%%
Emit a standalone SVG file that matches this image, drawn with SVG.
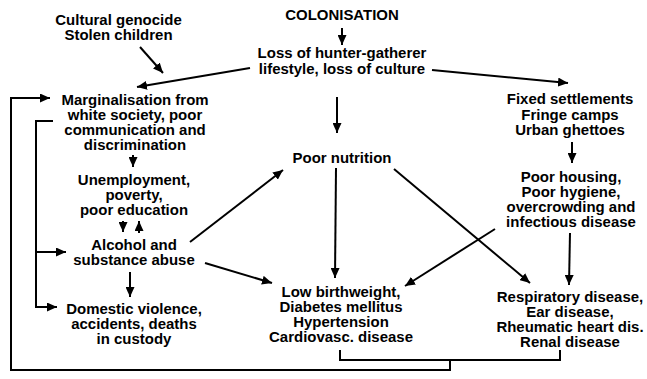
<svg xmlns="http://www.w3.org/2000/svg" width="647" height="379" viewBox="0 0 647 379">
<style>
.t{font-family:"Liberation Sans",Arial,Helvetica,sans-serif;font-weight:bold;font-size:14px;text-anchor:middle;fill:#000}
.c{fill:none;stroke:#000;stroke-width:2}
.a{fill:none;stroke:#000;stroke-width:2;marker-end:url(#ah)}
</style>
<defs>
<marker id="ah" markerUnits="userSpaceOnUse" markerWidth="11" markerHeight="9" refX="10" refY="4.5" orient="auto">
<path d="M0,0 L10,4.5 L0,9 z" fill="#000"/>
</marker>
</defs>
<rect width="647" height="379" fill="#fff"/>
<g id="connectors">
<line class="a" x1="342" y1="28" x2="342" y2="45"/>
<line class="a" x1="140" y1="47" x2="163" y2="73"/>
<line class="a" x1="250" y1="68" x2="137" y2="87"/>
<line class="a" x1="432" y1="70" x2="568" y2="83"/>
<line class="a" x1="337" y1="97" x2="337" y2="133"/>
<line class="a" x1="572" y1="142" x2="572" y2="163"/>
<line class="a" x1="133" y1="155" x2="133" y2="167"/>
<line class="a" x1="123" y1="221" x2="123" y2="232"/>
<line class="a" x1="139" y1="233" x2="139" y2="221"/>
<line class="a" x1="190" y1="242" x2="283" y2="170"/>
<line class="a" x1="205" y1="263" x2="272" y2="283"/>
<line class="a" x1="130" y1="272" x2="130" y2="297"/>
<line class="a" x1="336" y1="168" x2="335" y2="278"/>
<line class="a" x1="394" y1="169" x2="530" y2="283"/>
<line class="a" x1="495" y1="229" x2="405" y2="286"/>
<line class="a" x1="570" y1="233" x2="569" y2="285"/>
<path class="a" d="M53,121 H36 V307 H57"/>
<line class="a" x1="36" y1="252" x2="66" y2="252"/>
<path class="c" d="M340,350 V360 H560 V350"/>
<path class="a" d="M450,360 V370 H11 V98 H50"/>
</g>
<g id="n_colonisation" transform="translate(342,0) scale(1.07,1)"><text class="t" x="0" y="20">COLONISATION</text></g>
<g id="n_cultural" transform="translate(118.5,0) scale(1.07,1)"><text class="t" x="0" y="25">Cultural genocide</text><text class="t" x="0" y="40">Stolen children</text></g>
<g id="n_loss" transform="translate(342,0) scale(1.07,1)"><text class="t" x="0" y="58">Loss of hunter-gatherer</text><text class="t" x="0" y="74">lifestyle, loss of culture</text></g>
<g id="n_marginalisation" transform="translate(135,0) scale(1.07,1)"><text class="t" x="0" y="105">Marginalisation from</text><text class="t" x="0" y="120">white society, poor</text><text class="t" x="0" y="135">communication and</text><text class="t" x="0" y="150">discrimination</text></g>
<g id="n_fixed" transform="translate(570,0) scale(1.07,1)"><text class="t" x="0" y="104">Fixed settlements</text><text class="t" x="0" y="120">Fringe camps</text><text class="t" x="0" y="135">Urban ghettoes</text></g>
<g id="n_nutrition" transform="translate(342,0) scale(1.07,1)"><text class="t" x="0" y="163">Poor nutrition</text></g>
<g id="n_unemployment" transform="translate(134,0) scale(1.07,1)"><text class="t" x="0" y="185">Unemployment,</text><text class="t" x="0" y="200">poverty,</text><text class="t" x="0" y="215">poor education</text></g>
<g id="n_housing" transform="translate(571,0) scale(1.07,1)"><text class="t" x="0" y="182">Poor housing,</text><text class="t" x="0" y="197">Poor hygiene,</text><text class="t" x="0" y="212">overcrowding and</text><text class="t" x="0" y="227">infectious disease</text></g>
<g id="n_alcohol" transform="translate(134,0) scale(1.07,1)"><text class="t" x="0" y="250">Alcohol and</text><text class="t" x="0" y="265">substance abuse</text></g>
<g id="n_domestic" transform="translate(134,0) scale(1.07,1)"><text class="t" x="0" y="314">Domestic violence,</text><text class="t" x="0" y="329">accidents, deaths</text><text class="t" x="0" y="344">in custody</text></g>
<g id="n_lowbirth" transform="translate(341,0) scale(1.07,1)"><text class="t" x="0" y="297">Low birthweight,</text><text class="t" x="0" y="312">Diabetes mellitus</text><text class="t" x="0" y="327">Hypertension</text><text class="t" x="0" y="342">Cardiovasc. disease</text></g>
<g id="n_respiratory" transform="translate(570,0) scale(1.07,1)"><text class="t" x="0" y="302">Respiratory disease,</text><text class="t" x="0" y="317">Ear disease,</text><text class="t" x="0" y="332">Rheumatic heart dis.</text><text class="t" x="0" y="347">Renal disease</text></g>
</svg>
%%
__Exercise description__. Transcribe the whole listing exactly. Pictures stay out of your copy.

__Finished answer__.
Emit a standalone SVG file that matches this image, drawn with SVG.
<svg xmlns="http://www.w3.org/2000/svg" width="647" height="379" viewBox="0 0 647 379">
<style>
.t{font-family:"Liberation Sans",Arial,Helvetica,sans-serif;font-weight:bold;font-size:14px;text-anchor:middle;fill:#000}
.c{fill:none;stroke:#000;stroke-width:2}
.a{fill:none;stroke:#000;stroke-width:2;marker-end:url(#ah)}
</style>
<defs>
<marker id="ah" markerUnits="userSpaceOnUse" markerWidth="11" markerHeight="9" refX="10" refY="4.5" orient="auto">
<path d="M0,0 L10,4.5 L0,9 z" fill="#000"/>
</marker>
</defs>
<rect width="647" height="379" fill="#fff"/>
<g id="connectors">
<line class="a" x1="342" y1="28" x2="342" y2="45"/>
<line class="a" x1="140" y1="47" x2="163" y2="73"/>
<line class="a" x1="250" y1="68" x2="137" y2="87"/>
<line class="a" x1="432" y1="70" x2="568" y2="83"/>
<line class="a" x1="337" y1="97" x2="337" y2="133"/>
<line class="a" x1="572" y1="142" x2="572" y2="163"/>
<line class="a" x1="133" y1="155" x2="133" y2="167"/>
<line class="a" x1="123" y1="221" x2="123" y2="232"/>
<line class="a" x1="139" y1="233" x2="139" y2="221"/>
<line class="a" x1="190" y1="242" x2="283" y2="170"/>
<line class="a" x1="205" y1="263" x2="272" y2="283"/>
<line class="a" x1="130" y1="272" x2="130" y2="297"/>
<line class="a" x1="336" y1="168" x2="335" y2="278"/>
<line class="a" x1="394" y1="169" x2="530" y2="283"/>
<line class="a" x1="495" y1="229" x2="405" y2="286"/>
<line class="a" x1="570" y1="233" x2="569" y2="285"/>
<path class="a" d="M53,121 H36 V307 H57"/>
<line class="a" x1="36" y1="252" x2="66" y2="252"/>
<path class="c" d="M340,350 V360 H560 V350"/>
<path class="a" d="M450,360 V370 H11 V98 H50"/>
</g>
<g id="n_colonisation" transform="translate(342,0) scale(1.07,1)"><text class="t" x="0" y="20">COLONISATION</text></g>
<g id="n_cultural" transform="translate(118.5,0) scale(1.07,1)"><text class="t" x="0" y="25">Cultural genocide</text><text class="t" x="0" y="40">Stolen children</text></g>
<g id="n_loss" transform="translate(342,0) scale(1.07,1)"><text class="t" x="0" y="58">Loss of hunter-gatherer</text><text class="t" x="0" y="74">lifestyle, loss of culture</text></g>
<g id="n_marginalisation" transform="translate(135,0) scale(1.07,1)"><text class="t" x="0" y="105">Marginalisation from</text><text class="t" x="0" y="120">white society, poor</text><text class="t" x="0" y="135">communication and</text><text class="t" x="0" y="150">discrimination</text></g>
<g id="n_fixed" transform="translate(570,0) scale(1.07,1)"><text class="t" x="0" y="104">Fixed settlements</text><text class="t" x="0" y="120">Fringe camps</text><text class="t" x="0" y="135">Urban ghettoes</text></g>
<g id="n_nutrition" transform="translate(342,0) scale(1.07,1)"><text class="t" x="0" y="163">Poor nutrition</text></g>
<g id="n_unemployment" transform="translate(134,0) scale(1.07,1)"><text class="t" x="0" y="185">Unemployment,</text><text class="t" x="0" y="200">poverty,</text><text class="t" x="0" y="215">poor education</text></g>
<g id="n_housing" transform="translate(571,0) scale(1.07,1)"><text class="t" x="0" y="182">Poor housing,</text><text class="t" x="0" y="197">Poor hygiene,</text><text class="t" x="0" y="212">overcrowding and</text><text class="t" x="0" y="227">infectious disease</text></g>
<g id="n_alcohol" transform="translate(134,0) scale(1.07,1)"><text class="t" x="0" y="250">Alcohol and</text><text class="t" x="0" y="265">substance abuse</text></g>
<g id="n_domestic" transform="translate(134,0) scale(1.07,1)"><text class="t" x="0" y="314">Domestic violence,</text><text class="t" x="0" y="329">accidents, deaths</text><text class="t" x="0" y="344">in custody</text></g>
<g id="n_lowbirth" transform="translate(341,0) scale(1.07,1)"><text class="t" x="0" y="297">Low birthweight,</text><text class="t" x="0" y="312">Diabetes mellitus</text><text class="t" x="0" y="327">Hypertension</text><text class="t" x="0" y="342">Cardiovasc. disease</text></g>
<g id="n_respiratory" transform="translate(570,0) scale(1.07,1)"><text class="t" x="0" y="302">Respiratory disease,</text><text class="t" x="0" y="317">Ear disease,</text><text class="t" x="0" y="332">Rheumatic heart dis.</text><text class="t" x="0" y="347">Renal disease</text></g>
</svg>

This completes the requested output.